Isto leva-nos ao segundo problema do optimismo dos liberais. Quando olhamos para a história do desenvolvimento económico nos últimos 50-60 anos, constatamos que quase todos os casos de grande sucesso dizem respeito a países onde existiam escassas liberdades políticas (como é o caso de Singapura) e, em muitos deles, fortes limitações à liberdade económica (como nos casos da Coreia do Sul, de Taiwan ou da China). Ou seja, mesmo que a correlação entre liberdade e desenvolvimento seja em média positiva, quase todos os casos de países que passaram nas últimas décadas de um estádio de subdesenvolvimento a um estatuto de economia industrializada (ou até avançada) afastam-se daquele padrão. Isso cria um dilema a qualquer defensor da liberdade enquanto minimização da intervenção pública: o que valorizam mais, a liberdade política e económica ou a acumulação de riqueza?
Um terceiro e último problema diz respeito à distribuição dos potenciais benefícios da liberdade (em particular, da liberdade económica). Mesmo que se confirmasse que maior liberdade conduz sempre a maior riqueza e a maior felicidade para a média população (o que não é o caso, como vimos), tal não significa que tais benefícios sejam distribuídos de forma equitativa. Os resultados disponíveis da investigação sobre a relação entre liberdade e desigualdade não são conclusivos. No entanto, são vários os estudos recentes que identificam um impacto negativo da liberdade fiscal, do comércio livre e da ausência de regulamentação governamental sobre a distribuição de rendimentos. Em contraponto, algumas medidas de liberdade económica e política — em particular, a estabilidade de preços e a qualidade do sistema jurídico — surgem em alguns estudos associadas a uma menor desigualdade na percepção da felicidade. Os resultados são menos robustos para outros indicadores de liberdade.
No final, conclui-se que liberdade, riqueza, igualdade e felicidade não podem ser tratadas como se fossem um só e o mesmo objectivo. Para alguns, a prioridade é o aumento da liberdade enquanto alargamento do leque de escolhas. Outros valorizam mais o desenvolvimento das capacidades de todos para decidir e agir, como forma de promover a emancipação individual e colectiva e de reduzir as desigualdades.

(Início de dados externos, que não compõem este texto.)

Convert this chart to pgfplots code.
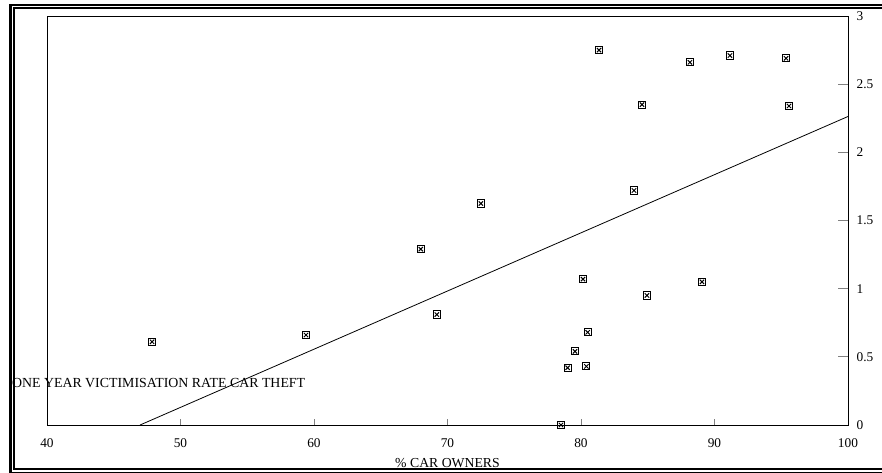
\documentclass[border=0pt]{standalone}
\usepackage{fontspec}
\setmainfont{Liberation Serif}
\usepackage{pgfplots}
\pgfplotsset{compat=1.18}
\pgfdeclareplotmark{boxx}{%
  \pgfpathrectangle{\pgfqpoint{-\pgfplotmarksize}{-\pgfplotmarksize}}{\pgfqpoint{2\pgfplotmarksize}{2\pgfplotmarksize}}%
  \pgfusepathqstroke
  \pgfpathmoveto{\pgfqpoint{-0.6\pgfplotmarksize}{-0.6\pgfplotmarksize}}%
  \pgfpathlineto{\pgfqpoint{0.6\pgfplotmarksize}{0.6\pgfplotmarksize}}%
  \pgfpathmoveto{\pgfqpoint{-0.6\pgfplotmarksize}{0.6\pgfplotmarksize}}%
  \pgfpathlineto{\pgfqpoint{0.6\pgfplotmarksize}{-0.6\pgfplotmarksize}}%
  \pgfusepathqstroke
}
\pgfplotstableread{
x y
47.87 0.61
59.4 0.66
68.0 1.29
69.2 0.81
72.5 1.625
78.5 0.0
79.0 0.42
79.55 0.54
80.15 1.07
80.4 0.43
80.5 0.68
81.35 2.75
83.97 1.72
84.57 2.35
84.94 0.95
88.16 2.66
89.06 1.05
91.16 2.71
95.36 2.69
95.58 2.34
}\datatable
\begin{document}
\begin{tikzpicture}[x=0.75pt,y=0.75pt]
\useasboundingbox (0,0) rectangle (882,472);
\draw[line width=1.9pt] (10.3,-0.8) rectangle (892,466.8);
\draw[line width=1.4pt] (14,3.2) rectangle (888,463.7);
\begin{axis}[
  at={(35.25pt,35.25pt)}, anchor=south west,
  scale only axis, width=600.75pt, height=306.75pt,
  xmin=40, xmax=100, ymin=0, ymax=3,
  xtick={40,50,...,100}, ytick={0,0.5,...,3},
  xtick pos=lower, ytick pos=right, tick align=inside,
  major tick length=7.5pt,
  x tick style={/pgfplots/major tick length=4.5pt, line width=0.6pt},
  y tick style={line width=0.6pt},
  axis line style={line width=0.7pt},
  /pgf/number format/assume math mode=true,
  tick label style={font=\fontsize{10}{12}\selectfont},
  xticklabel style={yshift=-7pt},
  yticklabel style={anchor=west, xshift=3pt},
  every axis x label/.style={at={(axis description cs:0.5,-0.0925)}, anchor=center, font=\fontsize{10.3}{12}\selectfont},
  every axis y label/.style={at={(axis description cs:-0.0495,0.1027)}, anchor=west, font=\fontsize{10.4}{12}\selectfont},
  xlabel={\% CAR OWNERS},
  ylabel={ONE YEAR VICTIMISATION RATE CAR THEFT},
  clip=false,
]
\addplot[only marks, mark=boxx, mark size=2.7pt, mark options={line width=0.75pt, black}] table[x=x,y=y] {\datatable};
\addplot[black, line width=0.6pt, no marks] coordinates {(46.97,0) (100,2.263)};
\end{axis}
\end{tikzpicture}
\end{document}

Outros ainda estão dispostos a sacrificar a liberdade — a sua e a dos outros — se acreditarem que isso aumenta a sua riqueza. É tudo uma questão de valores.
É no espaço da disputa política — e não do debate filosófico ou científico — que estas questões se resolvem. Faz pouco sentido tentar convencer os que se dizem liberais (uma designação quase sempre errónea) de que os seus valores são piores do que os nossos. Não há régua para medir a dimensão dos valores de cada um. O que importa é mobilizar para a defesa do Estado Social de Direito Democrático que temos — e que devemos preservar e melhorar — todos aqueles que acreditam ser esta a via que melhor protege os valores da liberdade, da igualdade, da democracia e do bem comum. Os que pensam de forma diferente farão o mesmo. Enquanto a democracia funcionar, vencerá quem representar a maioria da população, quem for mais eficaz a defender o seu programa e quem conseguir mobilizar mais pessoas para o voto.»